A former vice chair of the Canadian Radio-television and Telecommunications Commission (CRTC) called the Liberal government’s internet regulation bill, C-10, a “national embarrassment” in a Financial Post op-ed published on Wednesday. 

“Last week, Canadians finally realized that Guilbeault, the cable companies, film-makers and musicians were prepared to regulate individuals’ online expression if that meant getting what they wanted. It’s unlikely that’s the outcome Canada’s creative core was looking for when all this began,” wrote Peter Menzies. 

“Guibeault could have taxed the web giants without regulating the internet but he got greedy. His reach having exceeded his grasp, Bill C-10 is still — despite his promises of a death bed conversion — a national embarrassment and Canada’s cultural sector needs to do the right thing and step away from it.” 

Bill C-10 has recently sparked public outrage after Liberal MPs voted to strip an amendment from the bill which protected user-generated content from CRTC regulation. 

Critics of the decision have argued that without protections for user-generated content, the bill effectively threatens the fundamental right to freedom of expression of Canadians. 

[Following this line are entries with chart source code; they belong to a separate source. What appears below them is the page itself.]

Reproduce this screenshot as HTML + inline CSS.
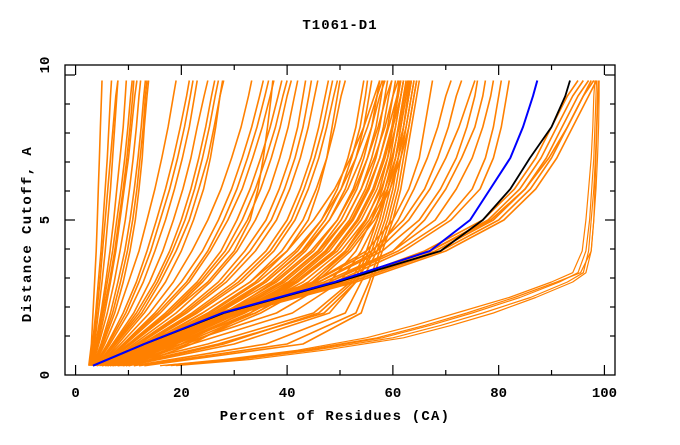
<!DOCTYPE html>
<html><head><meta charset="utf-8"><style>
html,body{margin:0;padding:0;background:#fff;}
svg text{font-family:"Liberation Mono",monospace;font-weight:bold;fill:#000;}
</style></head><body>
<svg id="chart" width="680" height="440" viewBox="0 0 680 440" xmlns="http://www.w3.org/2000/svg">
<rect x="0" y="0" width="680" height="440" fill="#fff"/>
<text x="340" y="29" text-anchor="middle" font-size="14" letter-spacing="1">T1061-D1</text>
<g id="series"></g>
<g id="axes"></g>
<text x="335" y="420" text-anchor="middle" font-size="14" letter-spacing="1.2">Percent of Residues (CA)</text>
<text x="31" y="234" text-anchor="middle" font-size="14" letter-spacing="1.4" transform="rotate(-90 31 234)">Distance Cutoff, A</text>
</svg>
<script>
const levels = [0.3,1,2,3,4,5,6,7,8,9,9.5];
const orangeCurves = [
[2.5,3,3.3,3.6,3.9,4.1,4.3,4.5,4.7,4.9,5],
[2.6,3.2,3.8,4.3,4.8,5.2,5.6,6,6.3,6.6,6.8],
[2.8,3.6,4.3,5,5.6,6.1,6.6,7,7.4,7.8,8],
[3,3.8,4.8,5.7,6.5,7.2,7.8,8.4,9,9.4,9.6],
[3,4,5.2,6.4,7.4,8.2,9,9.7,10.3,10.8,11],
[3.2,4.4,6,7.3,8.4,9.4,10.2,10.9,11.5,12,12.3],
[3.3,4.8,6.6,8,9.3,10.3,11.1,11.8,12.4,12.9,13.2],
[3.5,5.2,7.4,9,10.3,11.3,12,12.6,13,13.5,13.8],
[2.7,3.4,4,4.6,5.1,5.6,6.1,6.6,7.1,7.6,8],
[3.1,4.2,5.5,6.6,7.6,8.4,9.2,10,10.6,11.2,11.6],
[2.9,3.9,5,6,7,7.8,8.6,9.3,9.9,10.4,10.7],
[3.4,5,7,8.5,9.8,10.8,11.6,12.2,12.8,13.2,13.5],
[3.5,5.5,8,10,12,13.5,15,16.3,17.5,18.5,19],
[3.6,6,9,11.5,13.5,15.3,17,18.5,19.8,21,21.5],
[3.8,6.5,10,12.8,15,17,18.7,20.2,21.5,22.5,23],
[4,7,11,14,16.5,18.5,20.3,21.8,23,24.3,25],
[4,7.2,11.5,15,17.8,20,21.8,23.3,24.6,25.7,26.3],
[4.2,7.6,12.5,16,19,21.5,23.3,25,26.2,27.3,28],
[4.5,8,13,17,20,22.3,24.2,25.5,26.5,27.3,27.8],
[3.7,6.2,9.5,12,14.2,16,17.8,19.3,20.6,21.7,22.2],
[4.1,7.4,12,15.5,18.3,20.7,22.5,24,25.3,26.4,27],
[4.5,8.5,14,18.5,22,25,27.5,29.5,31.3,32.7,33.3],
[4.7,9,15,20,24,27,29.5,31.5,33.3,34.8,35.5],
[5,9.5,16,21.5,25.5,28.8,31.5,33.5,35.3,36.8,37.5],
[5,10,17,23,27.5,30.5,33,35,36.8,38.3,39],
[5.2,10.5,18,24,29,32.5,35,37,38.7,40,40.8],
[5.5,11,19,25.5,30.5,34,36.7,38.6,40.2,41.4,42],
[5,10,18,25,30,33,34.5,35.5,36.3,37,37.3],
[4.8,9.2,15.5,21,25,28,30.5,32.5,34.3,35.8,36.5],
[5.1,10.2,17.5,23.5,28.3,31.5,34,36,37.8,39.2,40],
[5.5,11.5,20,27,32,36,38.5,40.5,42,43,43.5],
[5.8,12,21,28.5,34,38,40.5,42.5,44,45.2,45.8],
[6,12.5,22,30,36,40,42.5,44.5,46,47.2,47.8],
[6,13,23,31.5,37.5,41.5,44,46,47.5,48.8,49.5],
[6.2,13.5,24,33,39,43,45.5,47.5,49,50.2,51],
[6.5,14,25,34,40,44,46,47.5,48.5,49.5,50],
[5.7,11.8,20.5,27.8,33,37,39.5,41.5,43,44.1,44.6],
[6.1,12.8,22.5,30.8,36.8,40.8,43.2,45.2,46.8,48,48.6],
[6.5,14.5,26,35.5,42,46.5,49.5,51.5,53,54,54.5],
[7,15,27,37,43.5,48,51,53,54.5,55.5,56],
[7,15.5,28,38,45,49.5,52.5,54.5,56,57,57.5],
[7.5,16,29,39.5,46.5,51,54,56,57.5,58.5,59],
[8,17,30,41,48,52.5,55.5,57.5,59,60,60.5],
[8.5,18,31,42,49.5,54,57,59,60.5,61.5,62],
[9,19,33,44,51,55.5,58.5,60.5,62,63,63.5],
[10,21,35,45.5,52,56.5,59.5,61.5,63,64,64.5],
[7,14,24,33,40,45,49,52,54.5,56.5,57.5],
[8,16,27,36,43,48,51.5,54,56,57.5,58.5],
[9,18,30,39,46,51,54,56.5,58.5,60,61],
[11,22,33,42,49,53.5,56.5,58.5,60,61.5,62],
[6.8,14.8,26.5,36,42.8,47.2,50.2,52.2,53.8,54.8,55.2],
[7.2,15.8,28.5,38.8,45.8,50.2,53.2,55.2,56.8,57.8,58.2],
[7.8,16.5,29.5,40.2,47.2,51.8,54.8,56.8,58.2,59.2,59.8],
[8.2,17.5,30.5,41.5,48.8,53.2,56.2,58.2,59.8,60.8,61.2],
[8.8,18.5,32,43,50.2,54.8,57.8,59.8,61.2,62.2,62.8],
[9.5,20,34,44.8,51.5,56,59,61,62.5,63.5,64],
[7.5,15,25.5,34.5,41.5,46.5,50.2,53,55.2,57,58],
[8.5,17,28.5,37.5,44.5,49.5,52.8,55.2,57.2,58.8,59.8],
[10,20,31.5,40.5,47.5,52.2,55.2,57.5,59.2,60.8,61.5],
[8,25,45,52,55,57,58.5,60,61,62,62.5],
[10,30,48,53,56,58,59.5,61,62,63,63.5],
[11,36,51,54,57,59,60.5,61.5,62.5,63.5,64],
[13,43,54,56,58,60,61.5,62.5,63.5,64.5,65],
[6,20,38,48,53,56,58,59.5,60.5,61.5,62],
[7,22,41,50,54,57,59,60.5,61.5,62.5,63],
[9,27,47,53,56.5,58.5,60,61,62,62.8,63.2],
[12,40,53,55.5,57.5,59.5,61,62,63,64,64.5],
[9.5,28,46,52.5,55.5,57.5,59,60.5,61.5,62.5,63],
[6.5,18,34,45,51,55,57.5,59,60,61,61.5],
[5,12,27,45,56,62,66,68.5,70.5,72,73],
[5,12.5,28,46,58,65,69,72,74,75.5,76],
[5.5,13,29,47,60,68,72,75,77,78.5,79],
[5,12,27,46,57,63,67,70,72.5,74.5,75.5],
[6,14,30,48,61,70,75,77.5,79,80,80.5],
[5.5,13,28,45,55,60,63,65,66,67,67.5],
[6,14,31,49,62,71,76.5,79,80.5,81.5,82],
[5.5,12.5,28,46,57,61,64,66.5,68.5,70,71],
[6,13.5,30,48,60,66,70,73,75.5,77,77.5],
[4,12,29,50,66,77,83,87,90,93,95],
[4,12,29,51,67,78,84,88,91,94,96],
[4,12.5,30,52,68,79,85,89,92,95,97],
[4,13,30,52,69,80,86,90,93,96,98],
[4.5,13,31,53,70,81,87,91,94,97,98.5],
[4,12,29,50,67,78.5,85,89.5,93,96,97.5]
];
const tailLevels = [0.3,0.5,0.8,1.2,1.6,2,2.5,3,3.3,4,5,6,7,8,9,9.5];
const tailCurves = [
[16,28,42,55,64,72,82,90,94,95.8,96.5,97,97.5,97.8,98,98.2],
[17,30,44,58,67,75,84,91.5,95,96.5,97.2,97.6,98,98.2,98.4,98.5],
[18,31,45,60,69,77,86,93,96,97,97.5,98,98.3,98.5,98.7,98.8],
[16,29,43,57,66,74,83,91,95.5,97.5,98,98.2,98.4,98.6,98.8,99],
[19,33,47,62,71,79,87,94,96.5,97.5,98,98.4,98.7,98.9,99,99]
];
const blackCurve = [3.3,13,28,49.5,69,77,82.2,85.9,90,92.6,93.5];
const blueCurve = [3.3,13,27.7,49,67,74.6,78.4,82.2,84.6,86.5,87.3];
const xTicks = [0,10,20,30,40,50,60,70,80,90,100];
const xTickLabels = ["0","20","40","60","80","100"];
const yTickLabels = ["0","5","10"];

const NS = "http://www.w3.org/2000/svg";
const L = 65, R = 615, T = 65, B = 375;
function X(v){ return L + (v + 2) * (R - L) / 104; }
function Y(d){ return B - d * (B - T) / 10; }
const series = document.getElementById('series');
const axes = document.getElementById('axes');
function poly(xs, ds, color, w, name){
  const p = document.createElementNS(NS, 'polyline');
  p.setAttribute('points', xs.map((x,i)=>X(x).toFixed(1)+','+Y(ds[i]).toFixed(1)).join(' '));
  p.setAttribute('fill', 'none');
  p.setAttribute('stroke', color);
  p.setAttribute('stroke-width', w);
  p.setAttribute('stroke-linejoin', 'round');
  
  
  series.appendChild(p);
}
orangeCurves.forEach(c => poly(c, levels, '#ff8000', 1.6, 'model-curve'));
tailCurves.forEach(c => poly(c, tailLevels, '#ff8000', 1.2, 'model-curve-tail'));
poly(blackCurve, levels, '#000', 1.8, 'reference-curve-black');
poly(blueCurve, levels, '#0000ff', 2, 'highlight-curve-blue');

function line(x1,y1,x2,y2,name,w){
  const l = document.createElementNS(NS,'line');
  l.setAttribute('x1',x1); l.setAttribute('y1',y1); l.setAttribute('x2',x2); l.setAttribute('y2',y2);
  l.setAttribute('stroke','#000'); l.setAttribute('stroke-width', w||1);
  
  
  axes.appendChild(l);
}
const frame = document.createElementNS(NS,'rect');
frame.setAttribute('x',L); frame.setAttribute('y',T); frame.setAttribute('width',R-L); frame.setAttribute('height',B-T);
frame.setAttribute('fill','none'); frame.setAttribute('stroke','#000'); frame.setAttribute('stroke-width','1.3');


axes.appendChild(frame);
xTicks.forEach(v => {
  const len = (v % 20 === 0) ? 10 : 5;
  line(X(v), B, X(v), B - len, 'x-tick', 1.2);
  line(X(v), T, X(v), T + len, 'x-tick-top', 1.2);
});
const yTickPix = [75,104,133,162,191,220,249,278,307,336];
yTickPix.forEach(py => {
  const len = (py === 75 || py === 220) ? 10 : 5;
  line(L, py, L + len, py, 'y-tick', 1.2);
  line(R, py, R - len, py, 'y-tick-right', 1.2);
});
xTickLabels.forEach(s => {
  const t = document.createElementNS(NS,'text');
  t.setAttribute('x', X(parseFloat(s)));
  t.setAttribute('y', 397);
  t.setAttribute('text-anchor','middle');
  t.setAttribute('font-size','14');
  
  
  t.textContent = s;
  axes.appendChild(t);
});
yTickLabels.forEach(s => {
  const t = document.createElementNS(NS,'text');
  const py = Y(parseFloat(s));
  t.setAttribute('x', 49);
  t.setAttribute('y', py);
  t.setAttribute('text-anchor','middle');
  t.setAttribute('font-size','14');
  t.setAttribute('transform','rotate(-90 49 '+py+')');
  
  
  t.textContent = s;
  axes.appendChild(t);
});
</script>
</body></html>
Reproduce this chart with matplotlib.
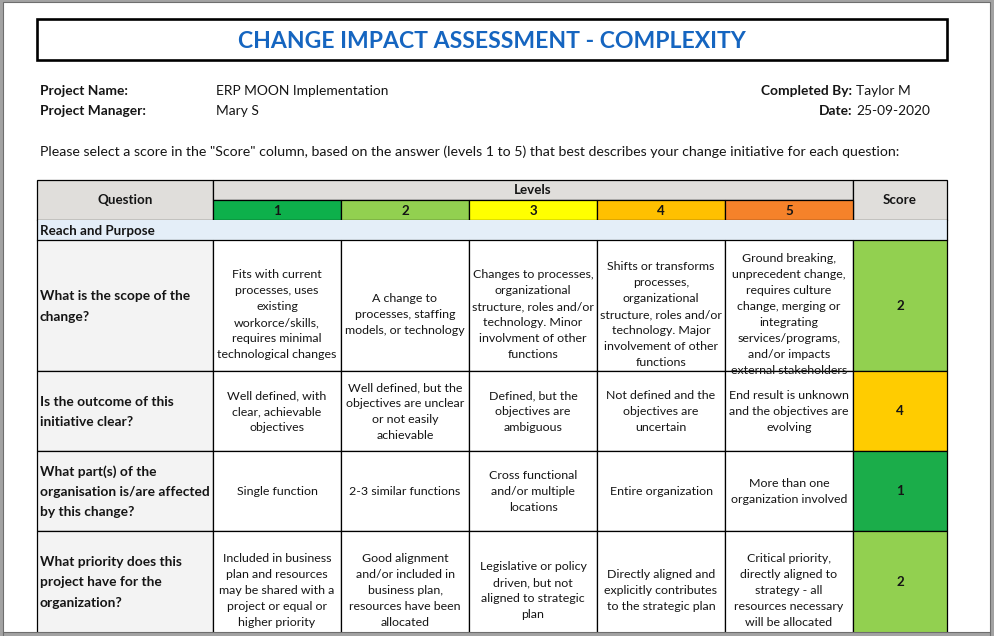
import matplotlib
matplotlib.use("Agg")
import matplotlib.pyplot as plt
from matplotlib.patches import Rectangle

plt.rcParams['font.family'] = ['Lato', 'DejaVu Sans']

# ---- content ----
title = "CHANGE IMPACT ASSESSMENT - COMPLEXITY"
info_left = [("Project Name:", "ERP MOON Implementation"),
             ("Project Manager:", "Mary S")]
info_right = [("Completed By:", "Taylor M"),
              ("Date:", "25-09-2020")]
instruction = ('Please select a score in the "Score" column, based on the answer '
               '(levels 1 to 5) that best describes your change initiative for each question:')

levels = ["1", "2", "3", "4", "5"]
level_colors = ["#0DB04B", "#92D050", "#FFFF00", "#FFC000", "#F5822A"]
section = "Reach and Purpose"

questions = [
    ["What is the scope of the", "change?"],
    ["Is the outcome of this", "initiative clear?"],
    ["What part(s) of the", "organisation is/are affected", "by this change?"],
    ["What priority does this", "project have for the", "organization?"],
]

answers = [
    [["Fits with current", "processes, uses", "existing", "workorce/skills,",
      "requires minimal", "technological changes"],
     ["A change to", "processes, staffing", "models, or technology"],
     ["Changes to processes,", "organizational", "structure, roles and/or",
      "technology. Minor", "involvment of other", "functions"],
     ["Shifts or transforms", "processes,", "organizational", "structure, roles and/or",
      "technology. Major", "involvement of other", "functions"],
     ["Ground breaking,", "unprecedent change,", "requires culture", "change, merging or",
      "integrating", "services/programs,", "and/or impacts", "external stakeholders"]],
    [["Well defined, with", "clear, achievable", "objectives"],
     ["Well defined, but the", "objectives are unclear", "or not easily", "achievable"],
     ["Defined, but the", "objectives are", "ambiguous"],
     ["Not defined and the", "objectives are", "uncertain"],
     ["End result is unknown", "and the objectives are", "evolving"]],
    [["Single function"],
     ["2-3 similar functions"],
     ["Cross functional", "and/or multiple", "locations"],
     ["Entire organization"],
     ["More than one", "organization involved"]],
    [["Included in business", "plan and resources", "may be shared with a",
      "project or equal or", "higher priority"],
     ["Good alignment", "and/or included in", "business plan,",
      "resources have been", "allocated"],
     ["Legislative or policy", "driven, but not", "aligned to strategic", "plan"],
     ["Directly aligned and", "explicitly contributes", "to the strategic plan"],
     ["Critical priority,", "directly aligned to", "strategy - all",
      "resources necessary", "will be allocated"]],
]

scores = [2, 4, 1, 2]
score_colors = {1: "#1BAD4A", 2: "#92D050", 3: "#FFFF00", 4: "#FFCC00", 5: "#F5822A"}

# ---- layout (pixel grid, y downwards) ----
W, H = 995, 636
col_edges = [37, 213, 341, 469, 597, 725, 853, 947]
head_top, head_mid, head_bot = 180, 200, 220
sec_bot = 240
row_edges = [240, 371, 451, 531, 648]
text_shift = [8.5, 0, 0, 8]

HEADER_GRAY = "#E0DEDB"
Q_GRAY = "#F3F3F3"
SECTION_BLUE = "#E4EEF8"
TXT = "#151515"
LW = 0.9

fig = plt.figure(figsize=(W / 100, H / 100), dpi=100)
ax = fig.add_axes([0, 0, 1, 1])
ax.set_xlim(0, W)
ax.set_ylim(H, 0)
ax.axis("off")


def box(x0, y0, x1, y1, fc="white", lw=LW, ec="black", z=1):
    r = Rectangle((x0, y0), x1 - x0, y1 - y0, facecolor=fc, edgecolor=ec, lw=lw, zorder=z)
    ax.add_patch(r)
    return r


def lines_text(lines, x, yc, size, spacing, ha="center", weight="normal", clip=None):
    n = len(lines)
    y0 = yc - (n - 1) * spacing / 2
    px = size * 100 / 72
    for i, s in enumerate(lines):
        t = ax.text(x, y0 + i * spacing + 0.36 * px, s, ha=ha, va="baseline",
                    fontsize=size, fontweight=weight, color=TXT, zorder=5)
        if clip is not None:
            t.set_clip_path(clip)


# title
box(37, 19, 947, 60, lw=1.9)
ax.text(492, 41, title, ha="center", va="center", fontsize=16.6,
        fontweight="bold", color="#1565C0", zorder=5)

# project info
for i, (lab, val) in enumerate(info_left):
    y = 91 + i * 20
    ax.text(40, y, lab, ha="left", va="center", fontsize=9.9, fontweight="bold", color=TXT)
    ax.text(216, y, val, ha="left", va="center", fontsize=9.9, color=TXT)
for i, (lab, val) in enumerate(info_right):
    y = 91 + i * 20
    ax.text(852, y, lab, ha="right", va="center", fontsize=9.9, fontweight="bold", color=TXT)
    ax.text(856, y, val, ha="left", va="center", fontsize=9.9, color=TXT)

ax.text(40, 152, instruction, ha="left", va="center", fontsize=10.15, color=TXT)

# header
box(col_edges[0], head_top, col_edges[1], head_bot, fc=HEADER_GRAY)
box(col_edges[1], head_top, col_edges[6], head_mid, fc=HEADER_GRAY)
box(col_edges[6], head_top, col_edges[7], head_bot, fc=HEADER_GRAY)
ax.text((col_edges[0] + col_edges[1]) / 2, 200, "Question", ha="center", va="center",
        fontsize=9.6, fontweight="bold", color=TXT, zorder=5)
ax.text((col_edges[1] + col_edges[6]) / 2, 190, "Levels", ha="center", va="center",
        fontsize=9.6, fontweight="bold", color=TXT, zorder=5)
ax.text((col_edges[6] + col_edges[7]) / 2, 200, "Score", ha="center", va="center",
        fontsize=9.6, fontweight="bold", color=TXT, zorder=5)
for j, (lv, c) in enumerate(zip(levels, level_colors)):
    box(col_edges[j + 1], head_mid, col_edges[j + 2], head_bot, fc=c)
    ax.text((col_edges[j + 1] + col_edges[j + 2]) / 2, 211, lv, ha="center", va="center",
            fontsize=9.6, fontweight="bold", color=TXT, zorder=5)

# section row
box(col_edges[0], head_bot, col_edges[7], sec_bot, fc=SECTION_BLUE, ec="none", lw=0)
ax.plot([col_edges[0], col_edges[0]], [head_bot, sec_bot], color="black", lw=LW, zorder=2)
ax.plot([col_edges[7], col_edges[7]], [head_bot, sec_bot], color="black", lw=LW, zorder=2)
ax.text(40, 231, section, ha="left", va="center", fontsize=9.6, fontweight="bold",
        color=TXT, zorder=5)

# body rows
for i, q in enumerate(questions):
    y0, y1 = row_edges[i], row_edges[i + 1]
    yc = (y0 + y1) / 2
    if i == len(questions) - 1:
        yc = (y0 + 632) / 2
    box(col_edges[0], y0, col_edges[1], y1, fc=Q_GRAY)
    lines_text(q, 40, yc, 9.9, 20.5, ha="left", weight="bold")
    for j in range(5):
        cell = box(col_edges[j + 1], y0, col_edges[j + 2], y1)
        lines_text(answers[i][j], (col_edges[j + 1] + col_edges[j + 2]) / 2,
                   yc + text_shift[i], 8.9, 16, clip=cell)
    s = scores[i]
    box(col_edges[6], y0, col_edges[7], y1, fc=score_colors[s])
    ax.text((col_edges[6] + col_edges[7]) / 2, yc, str(s), ha="center", va="center",
            fontsize=9.6, fontweight="bold", color=TXT, zorder=5)

# window frame
FRAME = "#A3A3A3"
for x0, y0, x1, y1 in [(0, 0, 3, H), (0, 0, W, 2), (990, 0, W, H), (0, 632, W, H)]:
    box(x0, y0, x1, y1, fc=FRAME, ec="none", lw=0, z=8)
ax.plot([3, 3, 990, 990], [H, 2, 2, H], color="#6E6E6E", lw=0.8, zorder=9)
ax.plot([3, 990], [632, 632], color="#6E6E6E", lw=0.8, zorder=9)

fig.savefig("out.png", dpi=100)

Liberal Minister of Canadian Heritage Steven Guilbeault has since promised to introduce a separate amendment which would make it clear that content posted by Canadians on platforms like YouTube and TikTok will not be subject to CRTC oversight. 

“We also want to make sure that the content that people upload on social media won’t be considered as programming under the Act and that it won’t be regulated by the CRTC,” Guilbeault told Global News. 

“And that’s why we will be bringing forward another amendment that will make this crystal clear.”

Prior to the decision to introduce an amendment to clarify the bill’s scope, Guilbeault accused members of the Conservative opposition of fabricating concerns about free speech around the bill and catering to an “extremist element” of the party. 

“What we are seeing now is that these are big, powerful and, in fact some of the wealthiest corporations on the planet; clearly, the member opposite and her party are just afraid to stand up to them. Again it seems that the members of the Conservative Party are listening to the most extremist element of their party, as they have on very important issues such as climate change or women’s right to choose,” Guilbeault said in the House of Commons.